▶ _What you will do_
Find the word "chart" in the data. Return every line where it appears.

#### Information supplied

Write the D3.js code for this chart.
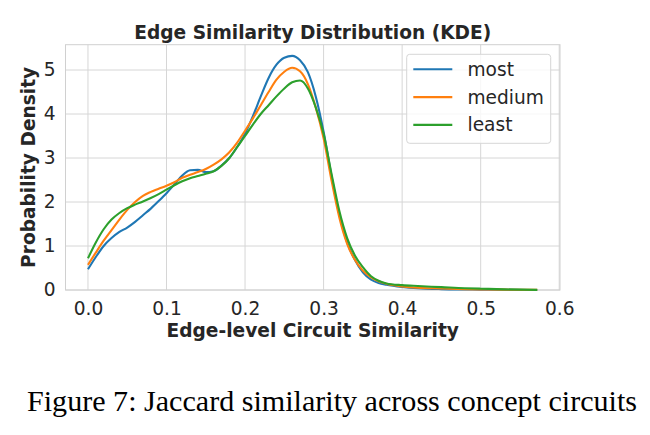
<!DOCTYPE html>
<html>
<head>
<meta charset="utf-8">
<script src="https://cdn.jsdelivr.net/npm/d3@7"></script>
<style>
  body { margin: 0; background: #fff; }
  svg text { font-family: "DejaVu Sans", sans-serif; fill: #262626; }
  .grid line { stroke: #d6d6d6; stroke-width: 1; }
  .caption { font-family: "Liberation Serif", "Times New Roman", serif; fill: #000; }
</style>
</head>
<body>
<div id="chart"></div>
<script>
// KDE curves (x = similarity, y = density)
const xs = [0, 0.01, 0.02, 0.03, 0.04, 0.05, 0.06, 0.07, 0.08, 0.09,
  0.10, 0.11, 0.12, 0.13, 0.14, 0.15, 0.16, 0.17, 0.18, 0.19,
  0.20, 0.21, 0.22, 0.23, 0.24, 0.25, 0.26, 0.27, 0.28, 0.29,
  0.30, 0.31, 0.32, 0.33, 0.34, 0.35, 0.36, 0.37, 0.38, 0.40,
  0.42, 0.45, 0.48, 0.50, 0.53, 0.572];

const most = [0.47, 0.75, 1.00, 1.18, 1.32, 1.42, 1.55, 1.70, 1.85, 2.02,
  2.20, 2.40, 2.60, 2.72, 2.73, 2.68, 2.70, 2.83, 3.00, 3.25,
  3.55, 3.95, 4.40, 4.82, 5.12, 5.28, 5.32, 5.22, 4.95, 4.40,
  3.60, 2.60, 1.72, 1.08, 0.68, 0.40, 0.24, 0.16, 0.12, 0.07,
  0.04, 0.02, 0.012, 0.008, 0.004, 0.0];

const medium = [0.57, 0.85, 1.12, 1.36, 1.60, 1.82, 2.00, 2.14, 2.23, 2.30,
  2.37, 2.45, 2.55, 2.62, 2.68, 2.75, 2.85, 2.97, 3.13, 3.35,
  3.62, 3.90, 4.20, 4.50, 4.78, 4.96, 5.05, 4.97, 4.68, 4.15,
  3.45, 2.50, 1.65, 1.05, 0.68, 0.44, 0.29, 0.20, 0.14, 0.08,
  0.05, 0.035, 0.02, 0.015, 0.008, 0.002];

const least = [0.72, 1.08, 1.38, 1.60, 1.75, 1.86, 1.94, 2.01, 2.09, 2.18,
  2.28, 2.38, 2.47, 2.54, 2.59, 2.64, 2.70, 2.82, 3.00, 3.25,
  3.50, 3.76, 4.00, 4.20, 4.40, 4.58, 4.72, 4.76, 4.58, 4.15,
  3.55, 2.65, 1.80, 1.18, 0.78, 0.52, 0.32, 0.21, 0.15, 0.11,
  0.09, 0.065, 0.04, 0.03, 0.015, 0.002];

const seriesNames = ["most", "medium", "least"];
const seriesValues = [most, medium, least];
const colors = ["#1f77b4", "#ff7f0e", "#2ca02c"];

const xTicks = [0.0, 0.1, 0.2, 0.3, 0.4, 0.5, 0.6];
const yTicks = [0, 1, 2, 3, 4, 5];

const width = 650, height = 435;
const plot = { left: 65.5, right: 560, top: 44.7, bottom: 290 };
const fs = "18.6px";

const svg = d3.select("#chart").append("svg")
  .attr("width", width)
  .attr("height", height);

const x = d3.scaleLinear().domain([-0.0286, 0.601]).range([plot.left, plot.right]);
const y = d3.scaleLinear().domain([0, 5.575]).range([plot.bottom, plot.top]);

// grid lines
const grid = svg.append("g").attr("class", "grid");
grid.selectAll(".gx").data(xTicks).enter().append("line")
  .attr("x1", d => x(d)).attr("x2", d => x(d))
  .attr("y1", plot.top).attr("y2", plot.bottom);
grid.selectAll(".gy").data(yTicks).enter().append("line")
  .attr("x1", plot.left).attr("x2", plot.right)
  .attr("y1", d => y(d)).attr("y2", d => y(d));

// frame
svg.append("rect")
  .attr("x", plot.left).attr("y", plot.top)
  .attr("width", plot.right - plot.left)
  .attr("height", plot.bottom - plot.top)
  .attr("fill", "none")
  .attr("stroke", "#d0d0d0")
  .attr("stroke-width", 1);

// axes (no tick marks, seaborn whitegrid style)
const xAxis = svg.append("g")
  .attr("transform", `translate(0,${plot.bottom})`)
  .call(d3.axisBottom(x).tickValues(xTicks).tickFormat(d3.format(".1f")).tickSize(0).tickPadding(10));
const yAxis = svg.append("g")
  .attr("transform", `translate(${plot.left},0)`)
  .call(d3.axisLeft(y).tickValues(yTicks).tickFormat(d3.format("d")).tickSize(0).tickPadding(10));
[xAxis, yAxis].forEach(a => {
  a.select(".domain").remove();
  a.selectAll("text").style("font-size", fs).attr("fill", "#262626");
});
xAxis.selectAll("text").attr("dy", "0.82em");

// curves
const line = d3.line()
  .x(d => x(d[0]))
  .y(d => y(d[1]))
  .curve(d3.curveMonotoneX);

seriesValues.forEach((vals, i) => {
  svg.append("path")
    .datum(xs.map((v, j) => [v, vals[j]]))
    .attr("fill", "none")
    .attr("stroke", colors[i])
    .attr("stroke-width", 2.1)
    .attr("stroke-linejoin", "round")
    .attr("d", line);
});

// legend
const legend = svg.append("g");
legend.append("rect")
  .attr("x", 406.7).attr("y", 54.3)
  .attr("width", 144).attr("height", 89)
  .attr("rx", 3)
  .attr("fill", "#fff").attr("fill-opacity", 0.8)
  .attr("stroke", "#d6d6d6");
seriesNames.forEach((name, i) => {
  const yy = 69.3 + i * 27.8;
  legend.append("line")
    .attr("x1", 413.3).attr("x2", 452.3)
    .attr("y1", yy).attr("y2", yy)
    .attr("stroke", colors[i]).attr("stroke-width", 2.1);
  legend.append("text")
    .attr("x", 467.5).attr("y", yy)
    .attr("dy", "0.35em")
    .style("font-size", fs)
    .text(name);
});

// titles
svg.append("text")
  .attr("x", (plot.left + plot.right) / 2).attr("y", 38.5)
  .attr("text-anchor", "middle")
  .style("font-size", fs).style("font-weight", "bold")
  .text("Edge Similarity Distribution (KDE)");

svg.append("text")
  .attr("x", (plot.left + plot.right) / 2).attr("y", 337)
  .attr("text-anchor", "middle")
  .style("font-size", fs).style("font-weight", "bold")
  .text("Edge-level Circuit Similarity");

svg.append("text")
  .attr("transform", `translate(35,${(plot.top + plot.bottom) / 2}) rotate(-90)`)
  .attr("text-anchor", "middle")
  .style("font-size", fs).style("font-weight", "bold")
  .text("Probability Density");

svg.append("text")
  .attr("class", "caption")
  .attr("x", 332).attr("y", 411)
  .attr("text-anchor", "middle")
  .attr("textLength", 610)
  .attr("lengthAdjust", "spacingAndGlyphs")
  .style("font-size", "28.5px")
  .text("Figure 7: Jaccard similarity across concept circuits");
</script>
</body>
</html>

########

▶ _The answer_
Write the D3.js code for this chart.
<div id="chart"></div>
const svg = d3.select("#chart").append("svg")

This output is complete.